On the day of Aretha’s Aug. 16 death, songwriter Diane Warren — who penned several duets for her including “It Isn’t, It Wasn’t, It Ain’t Never Gonna Be,” which she sang with Whitney Houston — told Closer, “Aretha could sing anything and make it her own. She was the Soul of Goddess and the Soul of Queen. She earned that title. She will always be a legend.”
Long before her showbiz success, Aretha taught herself to play piano and started belting out solos in the choir at the New Bethel Baptist Church in Detroit as a young girl. “She was a woman of faith.
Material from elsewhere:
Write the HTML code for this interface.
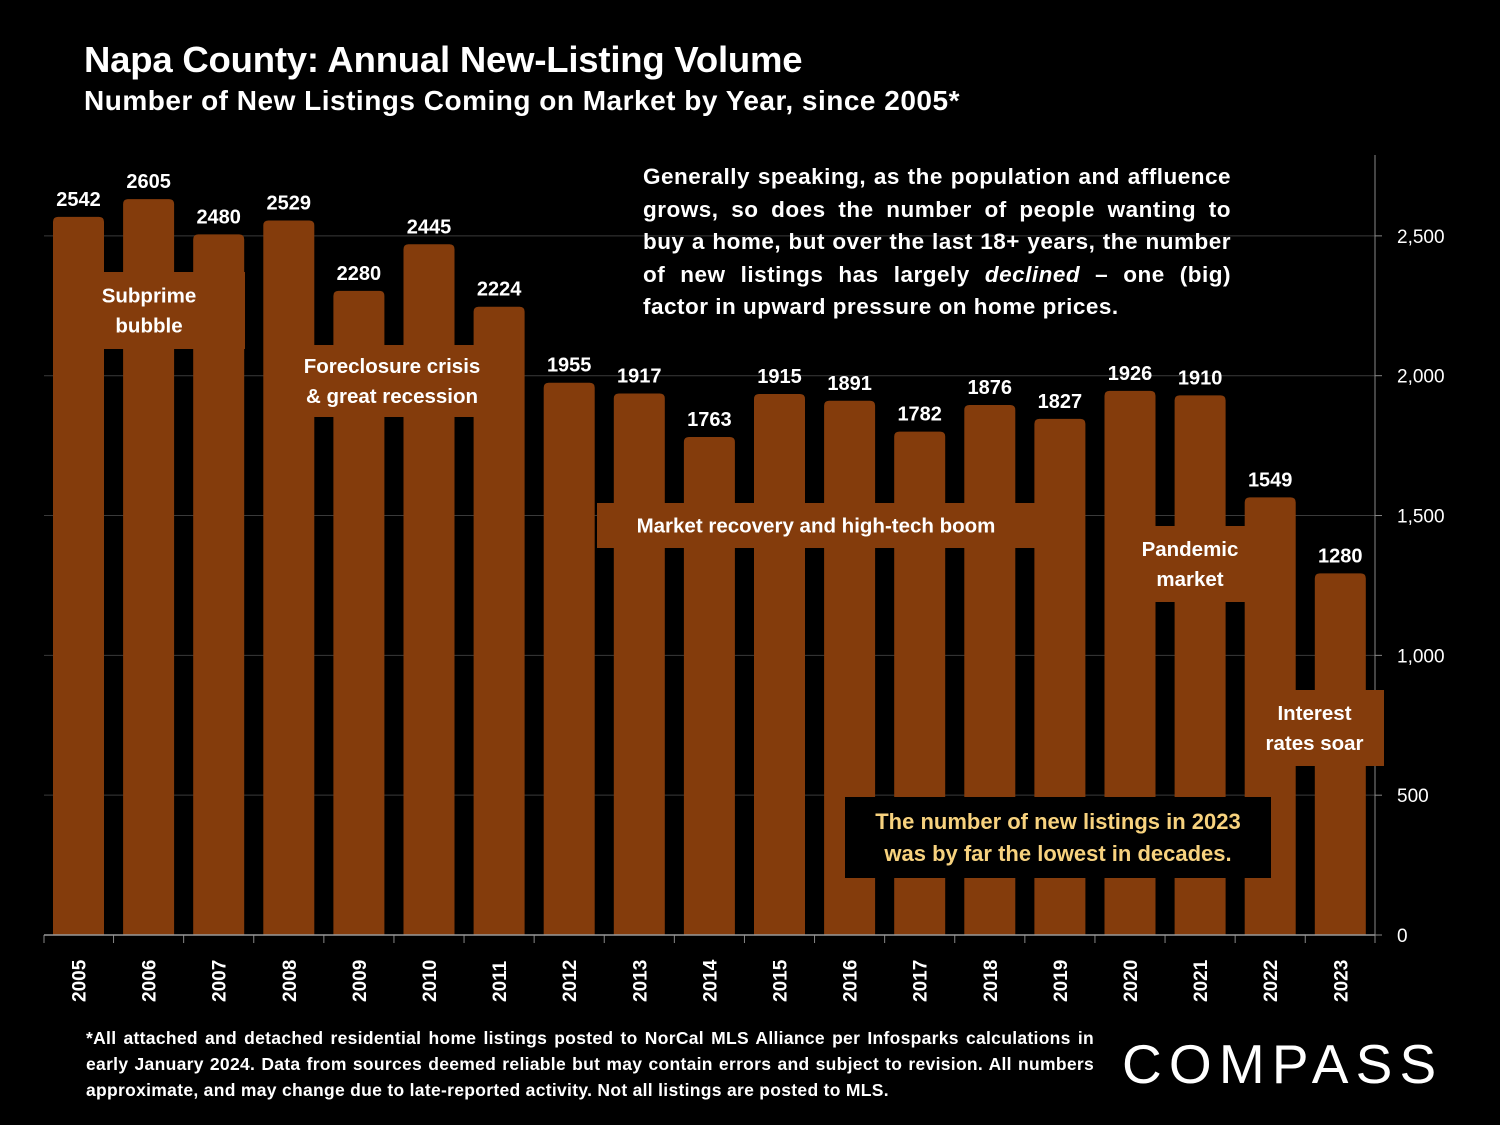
<!DOCTYPE html>
<html><head><meta charset="utf-8"><style>
html,body{margin:0;padding:0;background:#000;}
body{width:1500px;height:1125px;overflow:hidden;position:relative;font-family:"Liberation Sans",sans-serif;color:#fff;}
.t{position:absolute;font-weight:bold;white-space:nowrap;}
</style></head><body>
<div class="t" style="left:84px;top:39px;font-size:36.5px;letter-spacing:-0.2px">Napa County: Annual New-Listing Volume</div>
<div class="t" style="left:84px;top:85px;font-size:28px;letter-spacing:0.5px">Number of New Listings Coming on Market by Year, since 2005*</div>
<svg id="chart" width="1500" height="1125" style="position:absolute;left:0;top:0" xmlns="http://www.w3.org/2000/svg"></svg>
<div style="position:absolute;left:643px;top:161px;width:588px;font-size:22.5px;font-weight:bold;line-height:32.5px;text-align:justify;text-align-last:left;letter-spacing:0.5px">Generally speaking, as the population and affluence grows, so does the number of people wanting to buy a home, but over the last 18+ years, the number of new listings has largely <i>declined</i> – one (big) factor in upward pressure on home prices.</div>
<div style="position:absolute;left:86px;top:1025px;width:1008px;font-size:17.5px;font-weight:bold;line-height:26px;text-align:justify;text-align-last:left;letter-spacing:0.3px">*All attached and detached residential home listings posted to NorCal MLS Alliance per Infosparks calculations in early January 2024. Data from sources deemed reliable but may contain errors and subject to revision. All numbers approximate, and may change due to late-reported activity. Not all listings are posted to MLS.</div>
<div style="position:absolute;left:1122px;top:1032px;font-size:55px;letter-spacing:7.2px;color:#fff;font-weight:normal">COMPASS</div>
<script>
const years=["2005","2006","2007","2008","2009","2010","2011","2012","2013","2014","2015","2016","2017","2018","2019","2020","2021","2022","2023"];
const listings=[2542,2605,2480,2529,2280,2445,2224,1955,1917,1763,1915,1891,1782,1876,1827,1926,1910,1549,1280];
const yTicks=[0,500,1000,1500,2000,2500];
const yTickLabels=["0","500","1,000","1,500","2,000","2,500"];
const NS="http://www.w3.org/2000/svg";
const svg=document.getElementById('chart');
const y0=935,pxPer=0.27965,barPx=0.2825,x0=53,pitch=70.1,bw=51;
function yScale(v){return y0-v*pxPer;}
function barY(v){return y0-v*barPx;}
function xScale(i){return x0+i*pitch;}
function mk(tag,attrs,txt){const e=document.createElementNS(NS,tag);for(const k in attrs)e.setAttribute(k,attrs[k]);if(txt!==undefined)e.textContent=txt;svg.appendChild(e);return e;}
const BAR='#843c0c';
yTicks.forEach((v,i)=>{
  if(v>0){const g=mk('line',{x1:44,x2:1375,y1:yScale(v),y2:yScale(v),stroke:'#3a3a3a','stroke-width':1});
  
  }
  const tk=mk('line',{x1:1375,x2:1382,y1:yScale(v),y2:yScale(v),stroke:'#888','stroke-width':1});
  
  
  const t=mk('text',{x:1397,y:yScale(v)+7,fill:'#fff','font-size':19,'font-family':'Liberation Sans, sans-serif'},yTickLabels[i]);
  
  
});
listings.forEach((v,i)=>{
  const x=xScale(i),top=barY(v);
  const p=mk('path',{d:`M${x},${y0}V${top+5}Q${x},${top} ${x+5},${top}H${x+bw-5}Q${x+bw},${top} ${x+bw},${top+5}V${y0}Z`,fill:BAR});
  
  
  const l=mk('text',{x:x+bw/2,y:top-11,fill:'#fff','font-size':20,'font-weight':'bold','text-anchor':'middle','font-family':'Liberation Sans, sans-serif'},String(v));
  
  
  const yl=mk('text',{transform:`translate(${x+bw/2+7},1002) rotate(-90)`,fill:'#fff','font-size':19,'font-weight':'bold','font-family':'Liberation Sans, sans-serif'},years[i]);
  
  
});
for(let i=0;i<=years.length;i++){
  const xx=i===years.length?1375:(i===0?44:xScale(i)-(pitch-bw)/2);
  const t=mk('line',{x1:xx,x2:xx,y1:y0,y2:y0+8,stroke:'#888'});
  
  
}
const base=mk('line',{x1:44,x2:1375,y1:y0,y2:y0,stroke:'#999','stroke-width':1.5});


const yax=mk('line',{x1:1375,x2:1375,y1:155,y2:y0+8,stroke:'#888','stroke-width':1});


function box(name,x,y,w,h,fill,lines,color,fs,lh){
  const r=mk('rect',{x:x,y:y,width:w,height:h,fill:fill});
  
  
  const cy=y+h/2-(lines.length-1)*lh/2;
  lines.forEach((s,k)=>{
    const t=mk('text',{x:x+w/2,y:cy+k*lh+fs*0.35,fill:color,'font-size':fs,'font-weight':'bold','text-anchor':'middle','font-family':'Liberation Sans, sans-serif'},s);
    
    
  });
}
box('subprime-annotation',53,272,192,77,BAR,['Subprime','bubble'],'#fff',20.5,30);
box('foreclosure-annotation',293,345,198,72,BAR,['Foreclosure crisis','& great recession'],'#fff',20.5,30);
box('recovery-annotation',597,503,438,45,BAR,['Market recovery and high-tech boom'],'#fff',20.5,30);
box('pandemic-annotation',1133,526,114,76,BAR,['Pandemic','market'],'#fff',20.5,30);
box('rates-annotation',1245,690,139,76,BAR,['Interest','rates soar'],'#fff',20.5,30);
box('lowest-callout',845,797,426,81,'#000',['The number of new listings in 2023','was by far the lowest in decades.'],'#f7d27e',22,32);
</script>
</body></html>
She grew up in the church, started out singing gospel, and she had a personal relationship with God,” her nephew Tim Franklin told Closer in the magazine’s latest issue, on newsstands now.
Though Aretha rarely spoke publicly about her home life, her nephew Tim revealed that it was her family that sustained her. “When she’d come to Dallas to perform, she would see me,” he recalled, adding that she’d arrive with her bus and entourage. “We’d sit across the table and chat. She said, ‘Tim, this is what it’s all about. It’s all about family, baby. Nothing else matters.’ She was a giver, never asked for anything, never took anything.”
“Her proudest accomplishment was being able to step in when all of our parents had passed away and become the true matriarch of the family. She wouldn’t let us mourn, she kept everything upbeat,” Tim told Closer.
In the past year before her death, Aretha all but retired from the public eye. “I will be spending more time with my grandchildren and my family,” she told Closer in 2017. Weeks before she died, Aretha told her nephew, “Tim, I’m not giving up. God has control over this situation. And she said, ‘When He’s ready, I’m ready.’ She did what she preached to us, fight a good fight,” he revealed.
“Her legacy is her music and her voice,” Aretha’s friend A. Curtis Farrow told Closer. “She was one of the only artists that I’ve ever seen be able to go from pop, rock, R&B, and soul, and go back and do one of the top-selling gospel albums of all time. She was so accepted in every genre it didn’t matter.”
“One can only hope to make a difference in life, and she did. There was nothing she wouldn’t do,” Tim shared.